Aber es gibt eine Gruppe, die ganz besonders wächst, nämlich die der Aus-Reiser, der Auspendler. Im Jahr 2018 fuhren täglich erstmals mehr als 50.000 Menschen über die Stadtgrenzen zu ihrem Job, nämlich genau 50.825, wie aus einer Statistik des Landesamtes it.NRW hervorgeht. Das sind rund 4,2 Prozent mehr als noch im Jahr davor. Und schon 2018 war die Zahl der Auspendler um 4,5 Prozent gewachsen. Der Trend geht klar zum Job außerhalb der Stadt. Dagegen pendelten im vergangenen Jahr genau 54.674 Berufstätige nach Gladbach ein, das entspricht einem Wachstum von immerhin 1,9 Prozent im Vergleich zum Vorjahr. Die Einpendlerquote liegt gemessen an der Stadtbevölkerung bei 41 Prozent, womit Gladbach im landesweiten Vergleich unter den 29 Großstädten auf Platz 26 liegt. Die Quote der Auspendler liegt bei 39,3 Prozent – Platz 16. Auch beide Quoten sind angestiegen. Was grundsätzlich auffällt: Deutlich mehr Männer als Frauen pendeln zu ihrem Arbeitsplatz in eine andere Stadt. Insgesamt gibt es damit in Mönchengladbach genau 133.254 Erwerbstätige – Menschen, die also in der Stadt arbeiten. Wobei aber nur 129.405 Erwerbstätige in der Stadt auch wohnen.

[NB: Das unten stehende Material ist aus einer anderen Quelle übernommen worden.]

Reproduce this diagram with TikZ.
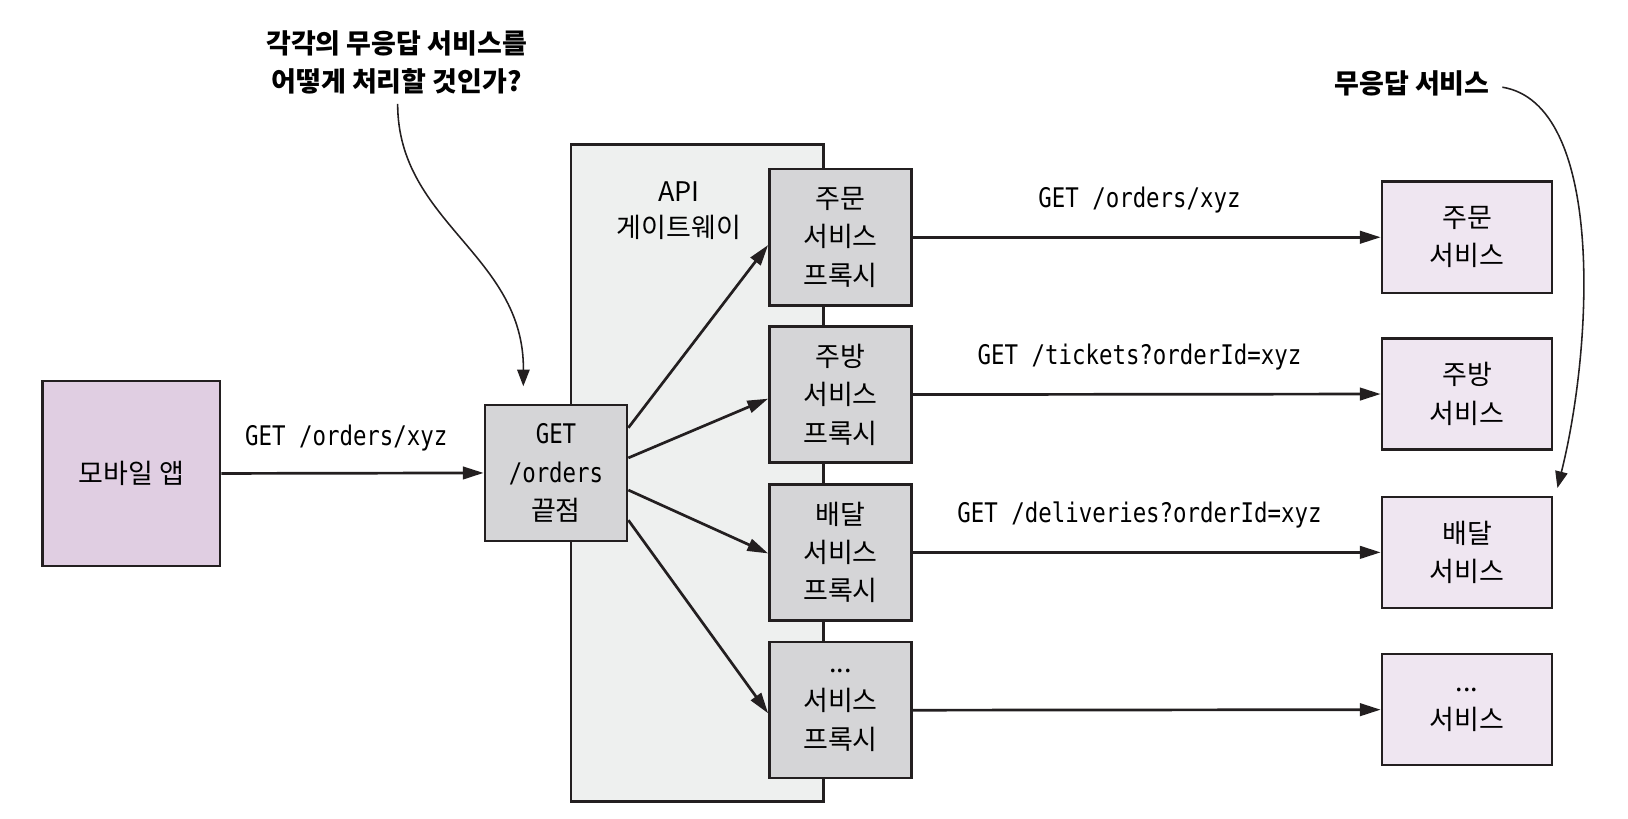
\documentclass[tikz,border=0pt]{standalone}
\usepackage{fontspec}
\setmainfont{Noto Sans CJK KR}
\newfontfamily\mono[FakeStretch=0.83]{DejaVu Sans Mono}
\usetikzlibrary{arrows.meta}
\definecolor{ink}{HTML}{231F20}
\definecolor{mobfill}{HTML}{E0CEE2}
\definecolor{svcfill}{HTML}{EFE6F1}
\definecolor{grayfill}{HTML}{D5D5D7}
\definecolor{gwfill}{HTML}{EEF0EF}
\begin{document}
\begin{tikzpicture}[x=1pt,y=-1pt,
  kfont/.style={font=\fontsize{26}{37}\selectfont},
  box/.style={draw=ink, line width=2.4pt, inner sep=0pt, align=center, kfont},
  mobile/.style={box, fill=mobfill, minimum width=171pt, minimum height=178pt},
  endpoint/.style={box, fill=grayfill, minimum width=137pt, minimum height=131pt},
  proxy/.style={box, fill=grayfill, minimum width=137pt, minimum height=131pt},
  svc/.style={box, fill=svcfill, minimum width=164pt, minimum height=107pt},
  gateway/.style={draw=ink, line width=2.4pt, fill=gwfill, minimum width=243pt, minimum height=633pt, inner sep=0pt},
  lbl/.style={font=\mono\fontsize{26}{30}\selectfont, inner sep=0pt},
  note/.style={font=\bfseries\fontsize{26}{36}\selectfont, align=center, inner sep=0pt},
  arr/.style={draw=ink, line width=2.6pt, -{Triangle[length=20pt,width=12pt]}},
  notearr/.style={draw=ink, line width=1.5pt, -{Triangle[length=16pt,width=12pt]}},
]
\useasboundingbox (0,0) rectangle (1568,788);

% gateway
\node[gateway] (gw) at (671.5,455.5) {};
\node[align=center, inner sep=0pt, font=\fontsize{26}{35}\selectfont] (gwl) at (654,203) {API\\게이트웨이};

% mobile and endpoint
\node[mobile] (m) at (126.5,456) {모바일 앱};
\node[endpoint] (e) at (535.5,455.5) {{\mono\fontsize{26}{37}\selectfont GET}\\{\mono\fontsize{26}{37}\selectfont /orders}\\끝점};

% proxies
\node[proxy] (p1) at (809.5,228.5) {주문\\서비스\\프록시};
\node[proxy] (p2) at (809.5,380) {주방\\서비스\\프록시};
\node[proxy] (p3) at (809.5,532) {배달\\서비스\\프록시};
\node[proxy] (p4) at (809.5,684) {...\\서비스\\프록시};

% services
\node[svc] (s1) at (1413,228.5) {주문\\서비스};
\node[svc] (s2) at (1413,379.5) {주방\\서비스};
\node[svc] (s3) at (1413,532) {배달\\서비스};
\node[svc] (s4) at (1413,683.5) {...\\서비스};

% arrows
\draw[arr] (m.east) -- node[lbl, yshift=34pt, xshift=-6pt] {GET /orders/xyz} (e.west);

\draw[arr] ([yshift=43.5pt]e.east) -- ([yshift=-7.5pt]p1.west);
\draw[arr] ([yshift=14.5pt]e.east) -- ([yshift=-4pt]p2.west);
\draw[arr] ([yshift=-16.5pt]e.east) -- ([yshift=-1pt]p3.west);
\draw[arr] ([yshift=-45.5pt]e.east) -- ([yshift=-3pt]p4.west);

\draw[arr] (p1.east) -- node[lbl, yshift=36pt, xshift=-7pt] {GET /orders/xyz} (s1.west);
\draw[arr] (p2.east) -- node[lbl, yshift=36pt, xshift=-7pt] {GET /tickets?orderId=xyz} (s2.west);
\draw[arr] (p3.east) -- node[lbl, yshift=36pt, xshift=-7pt] {GET /deliveries?orderId=xyz} (s3.west);
\draw[arr] (p4.east) -- (s4.west);

% annotations
\node[note] (q) at (382,60) {각각의 무응답 서비스를\\어떻게 처리할 것인가?};
\coordinate (qs) at (383,100);
\coordinate (qe) at (504,372);
\draw[notearr] (qs) .. controls (383,215) and (505,245) .. (qe);

\node[note] (nr) at (1360,80) {무응답 서비스};
\coordinate (ns) at (1447,84);
\coordinate (ne) at (1500,470);
\draw[notearr] (ns) .. controls (1545,100) and (1535,330) .. (ne);
\end{tikzpicture}
\end{document}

Wohin fahren die meisten Mönchengladbacher? Erwartungsgemäß liegt Düsseldorf an erster Stelle. 9886 Gladbacher reisen täglich in die Landeshauptstadt, ob nun über die Straße oder über die Schiene. Danach folgen die Gladbacher Nachbarorte Viersen (4088), Neuss (3739), Krefeld (3040) und Korschenbroich (2416). Und auf Platz sechs liegt in dieser Statistik Köln. Genau 2004 Gladbacher nahmen im vergangenen Jahr täglich den im Durchschnitt 46,4 Kilometer langen Weg nach Köln auf sich.

Woher kommen die meisten Gladbacher Berufstätigen? Bei den Einpendlern sind Viersen (5678), Erkelenz (3096), Wegberg (3076), Korschenbroich (2791), Düsseldorf (2773) und Krefeld (2668) ganz vorne. Auch 1075 Kölner machen sich täglich auf den Weg nach Mönchengladbach.

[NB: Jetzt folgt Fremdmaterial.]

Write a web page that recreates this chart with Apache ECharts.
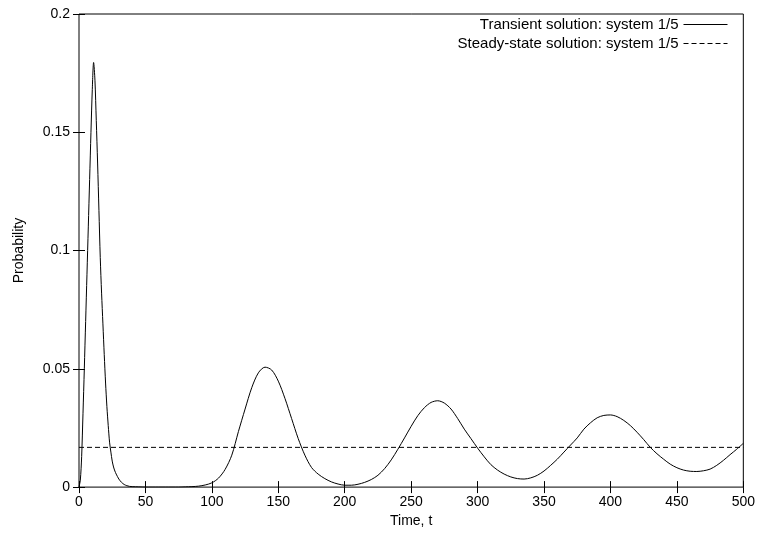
<!DOCTYPE html>
<html>
<head>
<meta charset="utf-8">
<script src="https://cdn.jsdelivr.net/npm/echarts@6/dist/echarts.min.js"></script>
<style>
    html, body { margin: 0; padding: 0; background: #fff; }
    #main { width: 758px; height: 533px; }
</style>
</head>
<body>
<div id="main"></div>
<script>
// time points (denser around the first peak)
var times = [0, 1, 2, 3, 4, 5, 6, 7, 8, 9, 10, 11, 12, 13, 14, 15, 16, 17, 18, 19, 20,
    21, 22, 23, 24, 25, 26, 27, 28, 30, 32, 34, 36, 38, 40,
    45, 50, 55, 60, 65, 70, 75, 80, 85, 90, 95, 100, 105, 110, 115, 120, 125, 130,
    135, 140, 145, 150, 155, 160, 165, 170, 175, 180, 185, 190, 195, 200, 205, 210,
    215, 220, 225, 230, 235, 240, 245, 250, 255, 260, 265, 270, 275, 280, 285, 290,
    295, 300, 305, 310, 315, 320, 325, 330, 335, 340, 345, 350, 355, 360, 365, 370,
    375, 380, 385, 390, 395, 400, 405, 410, 415, 420, 425, 430, 435, 440, 445, 450,
    455, 460, 465, 470, 475, 480, 485, 490, 495, 500];

var transientProb = [0, 0.003, 0.013, 0.031, 0.05, 0.07, 0.09, 0.11, 0.13, 0.15, 0.168,
    0.1795, 0.172, 0.155, 0.137, 0.117, 0.097, 0.082, 0.069, 0.056, 0.044,
    0.034, 0.026, 0.019, 0.0148, 0.011, 0.0085, 0.0068, 0.0055, 0.0034, 0.002, 0.0011, 0.0006, 0.0003, 0.0002,
    0.0001, 0, 0, 0, 0, 0, 0, 0.0001, 0.0002, 0.0004, 0.0009, 0.0018, 0.0038, 0.0075, 0.0135, 0.0235, 0.033, 0.042,
    0.0483, 0.0507, 0.0495, 0.0448, 0.0375, 0.029, 0.0205, 0.0135, 0.0083, 0.0055, 0.0036, 0.0022, 0.0013, 0.0008, 0.0008, 0.0012,
    0.002, 0.0032, 0.005, 0.0078, 0.0115, 0.016, 0.0208, 0.0257, 0.0302, 0.0336, 0.0358, 0.0365, 0.0355, 0.033, 0.029, 0.0245,
    0.0205, 0.0165, 0.0128, 0.0095, 0.0072, 0.0055, 0.0043, 0.0036, 0.0034, 0.0039, 0.005, 0.0068, 0.0092, 0.0118, 0.0148, 0.0178,
    0.0208, 0.0245, 0.0272, 0.0293, 0.0303, 0.0305, 0.0298, 0.0282, 0.026, 0.0232, 0.0201, 0.0168, 0.0141, 0.0118, 0.0097, 0.0082,
    0.0072, 0.0067, 0.0066, 0.0069, 0.0076, 0.0092, 0.0113, 0.0137, 0.016, 0.0185];

var steadyTimes = [0, 500];
var steadyProb = [0.0168, 0.0168];

var seriesNames = ['Transient solution: system 1/5', 'Steady-state solution: system 1/5'];

var font = 'Liberation Sans, Arial, Helvetica, sans-serif';

function pairs(xs, ys) {
    var out = [];
    for (var i = 0; i < xs.length; i++) {
        out.push([xs[i], ys[i]]);
    }
    return out;
}

var tickStyle = { show: true, inside: true, length: 6, lineStyle: { color: '#000' } };
var noLine = { show: false };

var option = {
    animation: false,
    backgroundColor: '#fff',
    grid: {
        left: 79,
        right: 14,
        top: 14,
        bottom: 44,
        show: true,
        borderColor: '#000',
        borderWidth: 1
    },
    legend: {
        data: seriesNames,
        orient: 'vertical',
        right: 25,
        top: 12,
        align: 'right',
        itemWidth: 44,
        itemHeight: 14,
        itemGap: 4,
        itemStyle: { opacity: 0 },   // hide the dot, keep only the line sample
        lineStyle: { width: 1 },
        textStyle: { fontSize: 15, color: '#000', fontFamily: font }
    },
    xAxis: [
        {
            type: 'value',
            min: 0,
            max: 500,
            interval: 50,
            name: 'Time, t',
            nameLocation: 'middle',
            nameGap: 19,
            nameTextStyle: { fontSize: 14, color: '#000', fontFamily: font },
            axisLine: noLine,
            axisTick: tickStyle,
            splitLine: noLine,
            axisLabel: { fontSize: 14, color: '#000', fontFamily: font, margin: 8 }
        },
        {
            type: 'value',
            position: 'top',
            min: 0,
            max: 500,
            interval: 50,
            axisLine: noLine,
            axisTick: tickStyle,
            splitLine: noLine,
            axisLabel: { show: false }
        }
    ],
    yAxis: [
        {
            type: 'value',
            min: 0,
            max: 0.2,
            interval: 0.05,
            name: 'Probability',
            nameLocation: 'middle',
            nameGap: 53,
            nameTextStyle: { fontSize: 14, color: '#000', fontFamily: font },
            axisLine: noLine,
            axisTick: tickStyle,
            splitLine: noLine,
            axisLabel: { fontSize: 14, color: '#000', fontFamily: font, margin: 9 }
        },
        {
            type: 'value',
            position: 'right',
            min: 0,
            max: 0.2,
            interval: 0.05,
            axisLine: noLine,
            axisTick: tickStyle,
            splitLine: noLine,
            axisLabel: { show: false }
        }
    ],
    series: [
        {
            name: seriesNames[0],
            type: 'line',
            data: pairs(times, transientProb),
            symbol: 'none',
            smooth: 0.3,
            color: '#000',
            lineStyle: { color: '#000', width: 1 }
        },
        {
            name: seriesNames[1],
            type: 'line',
            data: pairs(steadyTimes, steadyProb),
            symbol: 'none',
            color: '#000',
            lineStyle: { color: '#000', width: 1, type: [5, 3] }
        }
    ]
};

var myChart = echarts.init(document.getElementById('main'));
myChart.setOption(option);
</script>
</body>
</html>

Wo liegt Mönchengladbach damit im regionalen Vergleich? Nicht besonders weit vorne. Was die Einpendlerquote angeht, ist Neuss mit 61,7 Prozent ganz vorne unter den Großstädten. Auch Düsseldorf und Köln ziehen sehr viele Menschen an. Genau da will das Rathaus mit seiner Strategie der „wachsenden Stadt“, die im Teilen aus für Pendler attraktiven Wohngebieten mit im Vergleich niedrigeren Mieten besteht, punkten. Der Erfolg gibt offenkundig Recht. Denn nicht nur die Einwohnerzahl wächst seit einigen Jahren (nach Berechnung der Stadt inzwischen auf über 270.000), sondern eben auch die Zahl der Auspendler. Arbeitnehmer aus Düsseldorf ziehen also nach Mönchengladbach und pendeln täglich zurück in die Landeshauptstadt.

Was bedeutet das für den Verkehr? Nicht viel Gutes. Wer viel fährt, verursacht viel Stau und volle Züge. Die Industriegewerkschaft Bauen-Agrar-Umwelt in Düsseldorf fordert deshalb massive Investitionen in die Verkehrsinfrastruktur. „Vor allem beim Schienen-, Straßen- und Radwegenetz ist der Nachholbedarf groß, um die Pendler zu entlasten“, sagt Doris Jetten, Bezirksvorsitzende der IG Bau. Unternehmen sollten zur Entlastung Mitarbeitern häufiger Gleitzeit und Home-Office-Lösungen anbieten, dies sei ebenfalls ein entscheidender Beitrag gegen den Pendel-Frust. Die Gewerkschaft hat berechnet, dass die Zahl der Einpendler nach einer Auswertung des Bundesinstituts für Bau-, Stadt- und Raumforschung seit dem Jahr 2000 in Mönchengladbach um 34 Prozent gestiegen ist, die Zahl der Auspendler um 34 Prozent und warnt vor einer weiteren Zunahme der Pendlerzahlen. Dies allerdings ist ein bundesweiter Trend: Immer weniger Menschen leben in dem Ort, an dem sie arbeiten. Sie sind jeden Tag Aus-Reiser.